First quarter growth is likely to fall flat - at least that is the signal from numerous forecasters and the Atlanta Fed. But what does it mean for Fed policy? Probably not much for now. It will leave policymakers a little cautious as we head toward the June FOMC meeting (May seems most likely off the table for policy action). But mostly the Fed will be watching incoming data from the end of the first quarter and the beginning of the second. If the data flow picks up over the next couple of months, they will likely move forward with a June hike. They seem to be in a "what, me worry?" frame of mind.
Retail sales stumbled in March, following up on a revised decline in February as well. Motor vehicle sales are partly to blame; we have likely seen the peak in car sales for this cycle and are settling into a lower pace of activity going forward. Lower gas prices and sluggish sales at building supply stores contributed to the fall as well. Stripping out the more volatile components, however, suggests a bit more stability in sales than suggested by the headline numbers:
March inflation came in lower than expected, with a surprise hit to core:
Ocular econometrics suggests the March print is something of an outlier - the first monthly decrease since 2010. A big 7 percent decline in cellular service prices played a role, as did falling used car and apparel prices. While I anticipate a rebound in April, this kind of print will help keep the Fed's inflation forecast intact, thus preventing them from stepping up the pace of tightening. Watch how this plays through to core-PCE inflation. As a reminder, that was running hot in the first two months of the year:
In another sign that the Fed's inflation metrics will remain contained, the PPI for health services remained subdued in March:
The New York Federal Reserve issued their survey of inflation expectations for February. Interesting split between the high and low numeracy groups:
The low numeracy group tends to be more volatile, so I anticipate it will revert back in the next month.
How will any of this matter for the Fed? First, remember that the Fed started dismissing first quarter data at the March FOMC meeting. From the minutes:
Participants generally saw the incoming economic information as consistent, overall, with their expectations and indicated that their views about the economic outlook had changed little since the January-February FOMC meeting. Although GDP appeared to be expanding relatively slowly in the current quarter, that development seemed primarily to reflect temporary factors, possibly including residual seasonality.

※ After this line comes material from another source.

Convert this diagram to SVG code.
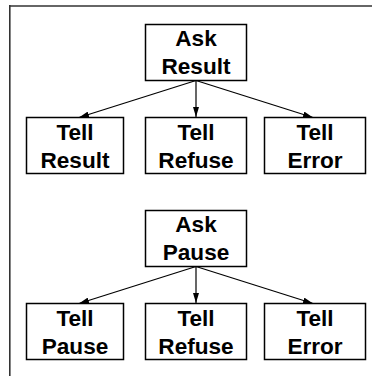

Hence I don't think they will be surprised by a weak GDP number; they will be surprised if that weakness looks to be carrying forward into the second quarter.
Second, I think the same goes for inflation. For the moment, I think that the decline in unemployment to 4.5% will weigh more heavily on their decisions than a weak inflation number. Still, I believe that if inflation looks to be tracking below their forecasts, they will eventually reduce their estimate of the natural rate. Just not right away.
Third, I think this take on Federal Reserve Chair Janet Yellen's talk last week from Marc Chandler is accurate:
We had detected a shift in the Fed’s stance that we characterized as looking for data to confirm the recovery to now looking for opportunities to normalize conditions. Yellen sees similarly. She said the Fed has shifted from “a post-crisis exercise of healing” to now trying to sustain the economic progress.
The Fed is not living in the crisis anymore. Policymakers no longer worry about trying to boost the pace of activity. The economy is, by their estimates, near full employment with growth is near potential growth. In this framework, a normal economy demands a more normal monetary policy. Policymakers are thinking that the expansion will be eight years old this summer with a good chance that this could turn into the longest running US economic expansion on record. They generally believe that pre-emptive but gradual rate hikes offer the best chance of expanding the expansion to ten years and beyond. Hence I tend to think their bias is to continue along the current policy path, which suggests they will continue to sound hawkish relative to what recent data would suggest.
Bottom Line: Fed likely to dismiss recent data as unrepresentative of underlying economic trends.